» Task to carry out: An exact copy of the records is required, minus the pictures they hold.

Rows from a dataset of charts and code
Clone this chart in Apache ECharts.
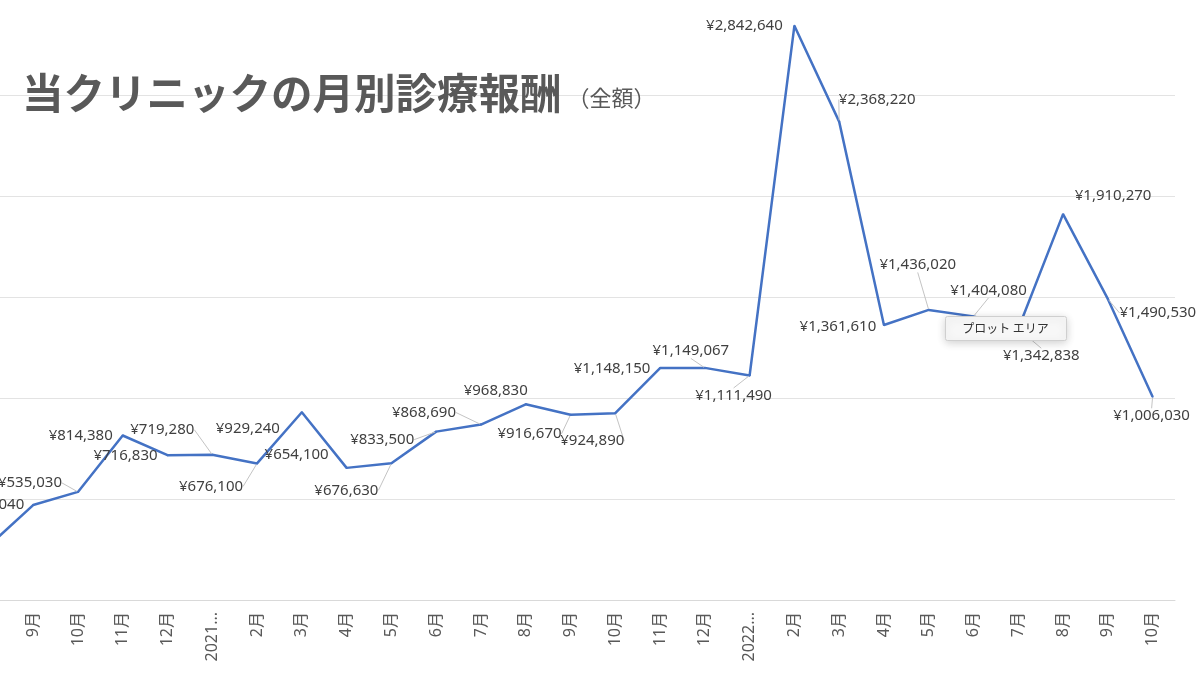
<!DOCTYPE html>
<html>
<head>
<meta charset="utf-8">
<script src="https://cdn.jsdelivr.net/npm/echarts@6/dist/echarts.min.js"></script>
<style>
    html, body { margin: 0; padding: 0; background: #fff; }
    #main { width: 1200px; height: 675px; }
</style>
</head>
<body>
<div id="main"></div>
<script>
    // months, starting Aug 2020 (first point is cut off at the left edge)
    var months = ['8月', '9月', '10月', '11月', '12月', '2021...', '2月', '3月', '4月', '5月', '6月', '7月', '8月',
        '9月', '10月', '11月', '12月', '2022...', '2月', '3月', '4月', '5月', '6月', '7月', '8月', '9月', '10月'];

    // monthly revenue, yen
    var revenue = [267000, 470040, 535030, 814380, 716830, 719280, 676100, 929240, 654100, 676630, 833500,
        868690, 968830, 916670, 924890, 1148150, 1149067, 1111490, 2842640, 2368220, 1361610, 1436020,
        1404080, 1342838, 1910270, 1490530, 1006030];

    var yTicks = { min: 0, max: 3000000, step: 500000 };

    // where each data label sits relative to its point: [dx, dy, leader line]
    var labelShift = [
        null, [-41, 0, 0], [-48, -9, 1], [-42, 0, 0], [-42, 1, 0], [-50, -25, 1], [-46, 23, 1],
        [-54, 16, 0], [-50, -13, 0], [-45, 27, 1], [-54, 8, 1], [-57, -12, 1], [-30, -14, 0],
        [-41, 19, 1], [-23, 28, 1], [-48, 1, 0], [-14, -17, 1], [-16, 20, 1], [-50, 0, 0],
        [38, -22, 1], [-46, 2, 0], [-11, -45, 1], [15, -26, 1], [23, 27, 1], [50, -18, 0],
        [50, 14, 1], [-1, 19, 1]
    ];

    function yen(v) {
        return '¥' + v.toString().replace(/\B(?=(\d{3})+(?!\d))/g, ',');
    }

    var seriesData = revenue.map(function (v, i) {
        var s = labelShift[i];
        return {
            value: v,
            label: { show: !!s },
            labelLine: { show: !!(s && s[2]) }
        };
    });

    var chart = echarts.init(document.getElementById('main'));

    var option = {
        animation: false,
        backgroundColor: '#fff',
        title: {
            text: '{a|当クリニックの月別診療報酬}{b|（全額）}',
            left: 17,
            top: 67,
            textStyle: {
                rich: {
                    a: {
                        fontFamily: 'Noto Sans CJK JP',
                        fontSize: 41.5,
                        fontWeight: 'bold',
                        color: '#595959'
                    },
                    b: {
                        fontFamily: 'Noto Sans CJK JP',
                        fontSize: 22,
                        fontWeight: 'normal',
                        color: '#595959',
                        padding: [10, 0, 0, 6]
                    }
                }
            }
        },
        grid: {
            left: -34,
            right: 25,
            top: -6,
            bottom: 75,
            outerBoundsMode: 'none'
        },
        xAxis: {
            type: 'category',
            data: months,
            boundaryGap: true,
            axisLine: { lineStyle: { color: '#d9d9d9' } },
            axisTick: { show: false },
            axisLabel: {
                rotate: 90,
                interval: 0,
                margin: 12,
                color: '#595959',
                fontSize: 16,
                fontFamily: 'Noto Sans, Noto Sans CJK JP'
            }
        },
        yAxis: {
            type: 'value',
            min: yTicks.min,
            max: yTicks.max,
            interval: yTicks.step,
            axisLabel: { show: false },
            axisLine: { show: false },
            axisTick: { show: false },
            splitLine: { lineStyle: { color: '#e3e3e3', width: 1 } }
        },
        series: [{
            type: 'line',
            data: seriesData,
            symbol: 'circle',
            symbolSize: 2,
            showSymbol: true,
            itemStyle: { color: '#4472c4' },
            lineStyle: { color: '#4472c4', width: 2.5 },
            label: {
                position: 'inside',
                color: '#404040',
                fontSize: 15,
                fontFamily: 'Noto Sans, Noto Sans CJK JP',
                formatter: function (p) { return yen(p.value); }
            },
            labelLine: {
                lineStyle: { color: '#c4c4c4', width: 1 }
            },
            labelLayout: function (p) {
                var s = labelShift[p.dataIndex];
                if (!s) return {};
                return { dx: s[0], dy: s[1] };
            }
        }],
        graphic: [{
            type: 'group',
            left: 945,
            top: 316,
            z: 100,
            children: [{
                type: 'rect',
                z: 100,
                shape: { width: 121, height: 24, r: 2 },
                style: {
                    fill: '#f7f7f7',
                    stroke: '#cfcfcf',
                    lineWidth: 1,
                    shadowBlur: 8,
                    shadowColor: 'rgba(0,0,0,0.18)',
                    shadowOffsetY: 2
                }
            }, {
                type: 'text',
                z: 101,
                x: 60,
                y: 12,
                style: {
                    text: 'プロット エリア',
                    fontFamily: 'Noto Sans CJK JP',
                    fontSize: 12,
                    fill: '#333',
                    align: 'center',
                    verticalAlign: 'middle'
                }
            }]
        }]
    };

    chart.setOption(option);
</script>
</body>
</html>
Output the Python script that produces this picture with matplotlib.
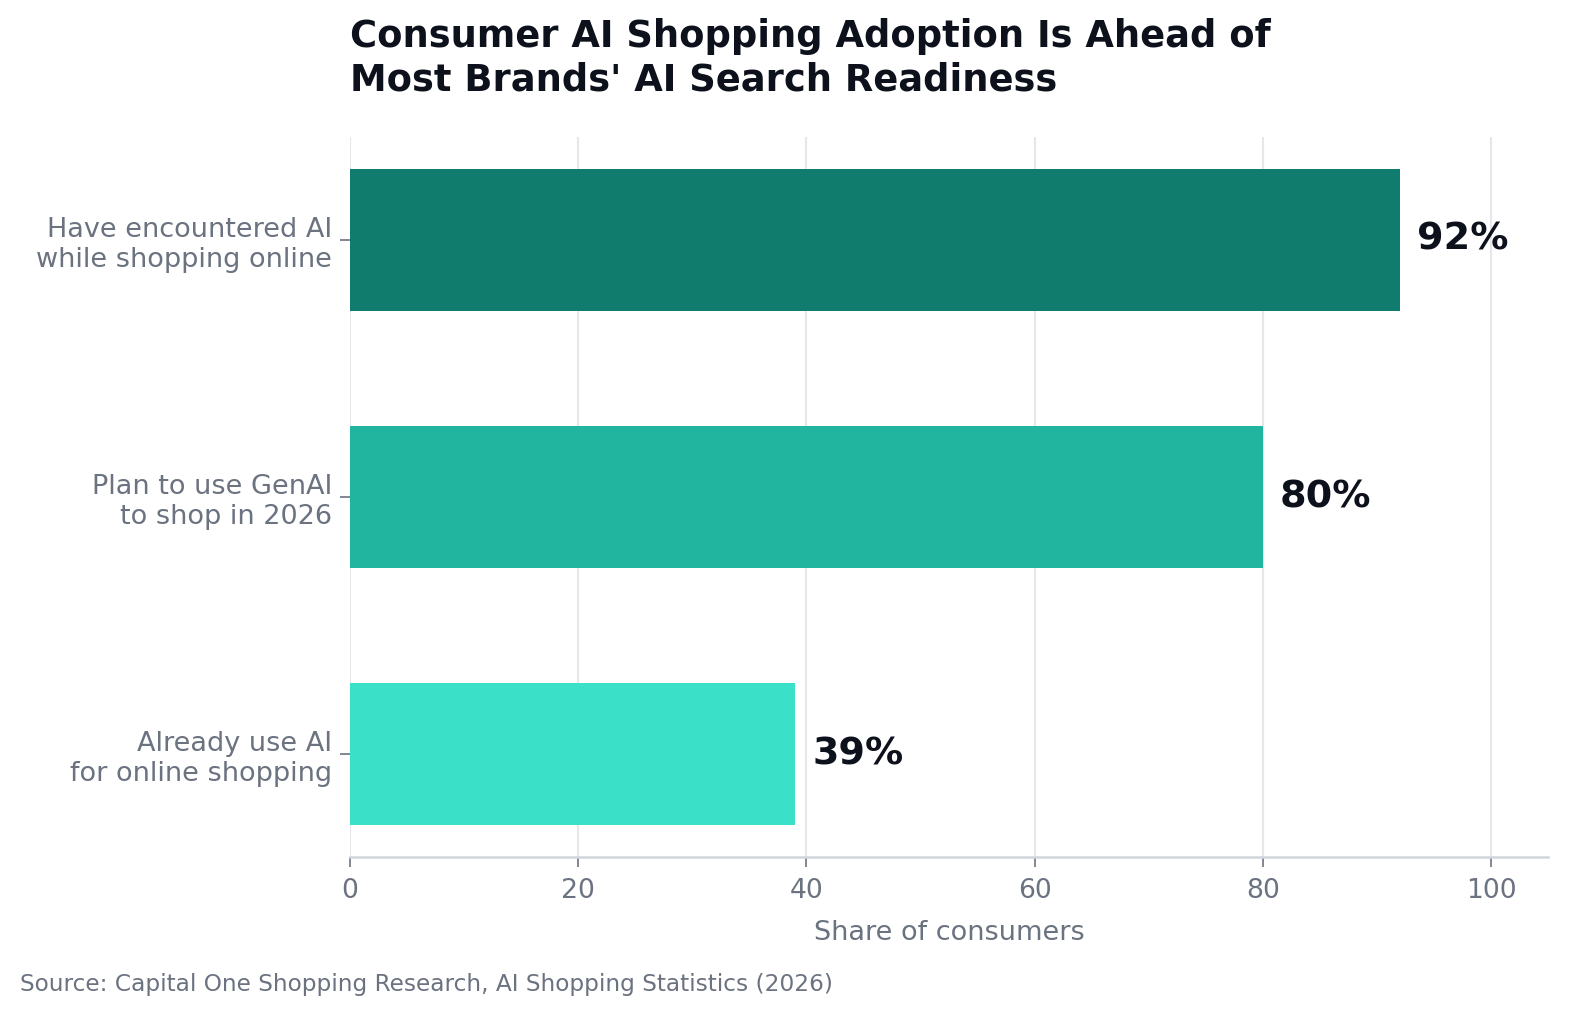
import numpy as np
import matplotlib.pyplot as plt

# Data
categories = ["Have encountered AI\nwhile shopping online",
              "Plan to use GenAI\nto shop in 2026",
              "Already use AI\nfor online shopping"]
values = [92, 80, 39]
colors = ["#0f7c6e", "#21b5a0", "#3ae0c8"]
xticks = [0, 20, 40, 60, 80, 100]

TEXT_DARK = "#0d111c"
TEXT_GRAY = "#6b7280"


def main():
    fig = plt.figure(figsize=(15.94 / 1.5, 10.35 / 1.5), dpi=150)
    ax = fig.add_axes([350 / 1594, 1 - 857 / 1035, (1548 - 350) / 1594, (857 - 137) / 1035])

    y = np.arange(len(categories))
    ax.barh(y, values, height=0.55, color=colors, zorder=2)
    for yi, v in zip(y, values):
        ax.text(v + 1.5, yi, f"{v}%", va="center", ha="left",
                fontsize=18.3, fontweight="bold", color=TEXT_DARK)

    ax.set_yticks(y)
    ax.set_yticklabels(categories, fontsize=13, color=TEXT_GRAY)
    ax.set_ylim(2.4, -0.4)
    ax.set_xlim(0, 105)
    ax.set_xticks(xticks)
    ax.tick_params(axis="x", labelsize=12.8, labelcolor=TEXT_GRAY, color=TEXT_GRAY,
                   length=5, pad=5)
    ax.tick_params(axis="y", color=TEXT_GRAY, length=5)
    ax.set_xlabel("Share of consumers", fontsize=13, color=TEXT_GRAY, labelpad=8)

    ax.grid(axis="x", color="#e5e7eb", linewidth=1.0, zorder=0)
    ax.set_axisbelow(True)
    for side in ["top", "right", "left"]:
        ax.spines[side].set_visible(False)
    ax.spines["bottom"].set_color("#d1d5db")
    ax.spines["bottom"].set_linewidth(1.2)

    fig.text(350 / 1594, 1 - 18 / 1035,
             "Consumer AI Shopping Adoption Is Ahead of\nMost Brands' AI Search Readiness",
             ha="left", va="top", fontsize=17.7, fontweight="bold", color=TEXT_DARK,
             linespacing=1.22)
    fig.text(20 / 1594, 1 - 985 / 1035,
             "Source: Capital One Shopping Research, AI Shopping Statistics (2026)",
             ha="left", va="center", fontsize=11.2, color=TEXT_GRAY)

    fig.savefig("out.png", dpi=150)


if __name__ == "__main__":
    main()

» Solution to the problem:
Clone this chart in Apache ECharts.
<!DOCTYPE html>
<html>
<head>
<meta charset="utf-8">
<script src="https://cdn.jsdelivr.net/npm/echarts@6/dist/echarts.min.js"></script>
<style>
    html, body { margin: 0; padding: 0; background: #fff; }
    #main { width: 1200px; height: 675px; }
</style>
</head>
<body>
<div id="main"></div>
<script>
    // months, starting Aug 2020 (first point is cut off at the left edge)
    var months = ['8月', '9月', '10月', '11月', '12月', '2021...', '2月', '3月', '4月', '5月', '6月', '7月', '8月',
        '9月', '10月', '11月', '12月', '2022...', '2月', '3月', '4月', '5月', '6月', '7月', '8月', '9月', '10月'];

    // monthly revenue, yen
    var revenue = [267000, 470040, 535030, 814380, 716830, 719280, 676100, 929240, 654100, 676630, 833500,
        868690, 968830, 916670, 924890, 1148150, 1149067, 1111490, 2842640, 2368220, 1361610, 1436020,
        1404080, 1342838, 1910270, 1490530, 1006030];

    var yTicks = { min: 0, max: 3000000, step: 500000 };

    // where each data label sits relative to its point: [dx, dy, leader line]
    var labelShift = [
        null, [-41, 0, 0], [-48, -9, 1], [-42, 0, 0], [-42, 1, 0], [-50, -25, 1], [-46, 23, 1],
        [-54, 16, 0], [-50, -13, 0], [-45, 27, 1], [-54, 8, 1], [-57, -12, 1], [-30, -14, 0],
        [-41, 19, 1], [-23, 28, 1], [-48, 1, 0], [-14, -17, 1], [-16, 20, 1], [-50, 0, 0],
        [38, -22, 1], [-46, 2, 0], [-11, -45, 1], [15, -26, 1], [23, 27, 1], [50, -18, 0],
        [50, 14, 1], [-1, 19, 1]
    ];

    function yen(v) {
        return '¥' + v.toString().replace(/\B(?=(\d{3})+(?!\d))/g, ',');
    }

    var seriesData = revenue.map(function (v, i) {
        var s = labelShift[i];
        return {
            value: v,
            label: { show: !!s },
            labelLine: { show: !!(s && s[2]) }
        };
    });

    var chart = echarts.init(document.getElementById('main'));

    var option = {
        animation: false,
        backgroundColor: '#fff',
        title: {
            text: '{a|当クリニックの月別診療報酬}{b|（全額）}',
            left: 17,
            top: 67,
            textStyle: {
                rich: {
                    a: {
                        fontFamily: 'Noto Sans CJK JP',
                        fontSize: 41.5,
                        fontWeight: 'bold',
                        color: '#595959'
                    },
                    b: {
                        fontFamily: 'Noto Sans CJK JP',
                        fontSize: 22,
                        fontWeight: 'normal',
                        color: '#595959',
                        padding: [10, 0, 0, 6]
                    }
                }
            }
        },
        grid: {
            left: -34,
            right: 25,
            top: -6,
            bottom: 75,
            outerBoundsMode: 'none'
        },
        xAxis: {
            type: 'category',
            data: months,
            boundaryGap: true,
            axisLine: { lineStyle: { color: '#d9d9d9' } },
            axisTick: { show: false },
            axisLabel: {
                rotate: 90,
                interval: 0,
                margin: 12,
                color: '#595959',
                fontSize: 16,
                fontFamily: 'Noto Sans, Noto Sans CJK JP'
            }
        },
        yAxis: {
            type: 'value',
            min: yTicks.min,
            max: yTicks.max,
            interval: yTicks.step,
            axisLabel: { show: false },
            axisLine: { show: false },
            axisTick: { show: false },
            splitLine: { lineStyle: { color: '#e3e3e3', width: 1 } }
        },
        series: [{
            type: 'line',
            data: seriesData,
            symbol: 'circle',
            symbolSize: 2,
            showSymbol: true,
            itemStyle: { color: '#4472c4' },
            lineStyle: { color: '#4472c4', width: 2.5 },
            label: {
                position: 'inside',
                color: '#404040',
                fontSize: 15,
                fontFamily: 'Noto Sans, Noto Sans CJK JP',
                formatter: function (p) { return yen(p.value); }
            },
            labelLine: {
                lineStyle: { color: '#c4c4c4', width: 1 }
            },
            labelLayout: function (p) {
                var s = labelShift[p.dataIndex];
                if (!s) return {};
                return { dx: s[0], dy: s[1] };
            }
        }],
        graphic: [{
            type: 'group',
            left: 945,
            top: 316,
            z: 100,
            children: [{
                type: 'rect',
                z: 100,
                shape: { width: 121, height: 24, r: 2 },
                style: {
                    fill: '#f7f7f7',
                    stroke: '#cfcfcf',
                    lineWidth: 1,
                    shadowBlur: 8,
                    shadowColor: 'rgba(0,0,0,0.18)',
                    shadowOffsetY: 2
                }
            }, {
                type: 'text',
                z: 101,
                x: 60,
                y: 12,
                style: {
                    text: 'プロット エリア',
                    fontFamily: 'Noto Sans CJK JP',
                    fontSize: 12,
                    fill: '#333',
                    align: 'center',
                    verticalAlign: 'middle'
                }
            }]
        }]
    };

    chart.setOption(option);
</script>
</body>
</html>
Output the Python script that produces this picture with matplotlib.
import numpy as np
import matplotlib.pyplot as plt

# Data
categories = ["Have encountered AI\nwhile shopping online",
              "Plan to use GenAI\nto shop in 2026",
              "Already use AI\nfor online shopping"]
values = [92, 80, 39]
colors = ["#0f7c6e", "#21b5a0", "#3ae0c8"]
xticks = [0, 20, 40, 60, 80, 100]

TEXT_DARK = "#0d111c"
TEXT_GRAY = "#6b7280"


def main():
    fig = plt.figure(figsize=(15.94 / 1.5, 10.35 / 1.5), dpi=150)
    ax = fig.add_axes([350 / 1594, 1 - 857 / 1035, (1548 - 350) / 1594, (857 - 137) / 1035])

    y = np.arange(len(categories))
    ax.barh(y, values, height=0.55, color=colors, zorder=2)
    for yi, v in zip(y, values):
        ax.text(v + 1.5, yi, f"{v}%", va="center", ha="left",
                fontsize=18.3, fontweight="bold", color=TEXT_DARK)

    ax.set_yticks(y)
    ax.set_yticklabels(categories, fontsize=13, color=TEXT_GRAY)
    ax.set_ylim(2.4, -0.4)
    ax.set_xlim(0, 105)
    ax.set_xticks(xticks)
    ax.tick_params(axis="x", labelsize=12.8, labelcolor=TEXT_GRAY, color=TEXT_GRAY,
                   length=5, pad=5)
    ax.tick_params(axis="y", color=TEXT_GRAY, length=5)
    ax.set_xlabel("Share of consumers", fontsize=13, color=TEXT_GRAY, labelpad=8)

    ax.grid(axis="x", color="#e5e7eb", linewidth=1.0, zorder=0)
    ax.set_axisbelow(True)
    for side in ["top", "right", "left"]:
        ax.spines[side].set_visible(False)
    ax.spines["bottom"].set_color("#d1d5db")
    ax.spines["bottom"].set_linewidth(1.2)

    fig.text(350 / 1594, 1 - 18 / 1035,
             "Consumer AI Shopping Adoption Is Ahead of\nMost Brands' AI Search Readiness",
             ha="left", va="top", fontsize=17.7, fontweight="bold", color=TEXT_DARK,
             linespacing=1.22)
    fig.text(20 / 1594, 1 - 985 / 1035,
             "Source: Capital One Shopping Research, AI Shopping Statistics (2026)",
             ha="left", va="center", fontsize=11.2, color=TEXT_GRAY)

    fig.savefig("out.png", dpi=150)


if __name__ == "__main__":
    main()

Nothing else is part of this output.